There is one unstated edge case that breaks every existing legal rule. We already have active, autonomous digital doppelgangers of deceased people. When there is no longer any living man or woman at the root of the stack, who controls the doppelganger? Who is liable for its actions? Right now, no jurisdiction on earth has an answer.
Conclusion: A Dynamic Field Requiring Vigilance
The framework outlined above describes a dynamic, rapidly evolving field. The legal and ethical landscape surrounding digital doppelgangers is actively being shaped by technology and regulation, and almost all of the public and policy debate is still running at least three years behind the reality of the technology.
Continued dialogue between policymakers, technologists, and ethicists is crucial to ensure these powerful technologies serve collective interests, promoting innovation while safeguarding individual rights and preventing potential harms. This is not simply a technological challenge. It is a fundamental question about what it means to be a living man or woman in the 21st century.
We did not vote to end the monopoly of living people on personhood. We did not even debate it. We accidentally built it, and now we are all scrambling to catch up.

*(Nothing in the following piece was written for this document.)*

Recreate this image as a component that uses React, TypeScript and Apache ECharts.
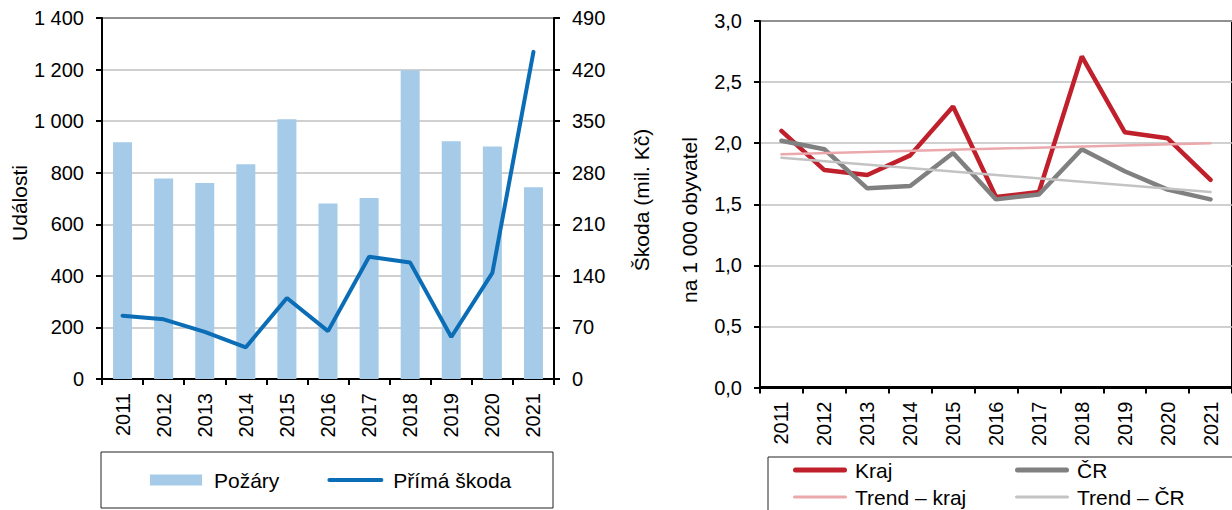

This however leads us to the great unspoken irony at the heart of this entire debate, and the topic we will turn to next.
There is exactly one movement, and one proposed technical standard, that has spent fifteen years arguing for almost exactly the three layer model of identity outlined in this article. For that entire time it has been dismissed as a fringe, utopian, libertarian curiosity.
That movement is Self Sovereign Identity.
And the greatest and most terrible irony of the coming decade is this: the proponents of SSI won the argument. They were completely, 100% correct about how identity would evolve.
They just had no idea that the first mass deployed implementation of tripartite identity would not be built by them, for empowerment and liberty. It would be built by OpenAI, Meta and Google.
And nobody asked you if you wanted it.